Moi pointed out the proposal to impose excise duty and VAT on essential financial services which he said contradicts the country’s goal of financial inclusion to combat poverty and inequality.

“Many Kenyans rely on services like Mpesa to transfer money to their dependents for their basic needs. It is a dent in our national conscience to erroneously treat these transfers as taxable incomes,” he added.

He further added that the motor vehicle circulation tax, in addition to constituting double taxation, mandates insurance companies to collect this highly unpopular tax with penalties for non-compliance.

“It is a no-brainer that its administration will de-incentivise the insurance sector, discourage comprehensive insurance uptake, and push car owners to third-party insurance,” he warned.

Moi added that it must also not be lost that starvation and malnutrition still afflict many people, especially children.

He said increasing taxes on basic household food items like bread will inevitably compound these problems.

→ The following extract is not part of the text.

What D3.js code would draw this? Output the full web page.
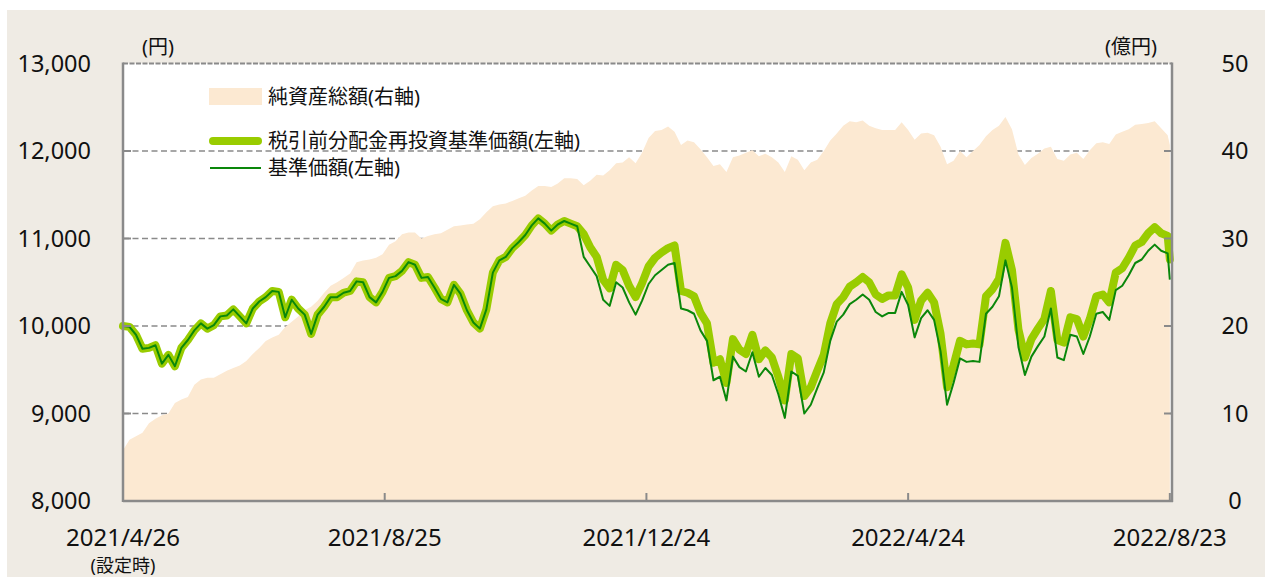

He advised that the government must shift its focus from taxation to industrialisation through manufacturing to achieve sustainable, private-sector-led economic growth.

“With value addition, more jobs will be created across the value chain, reducing unemployment and creating more incomes, effectively expanding the tax base and increasing tax revenue to fund public programmes,” he explained.

He said the government must embark on improving the ease of doing business, simplifying tax regimes, and combatting public-sector corruption.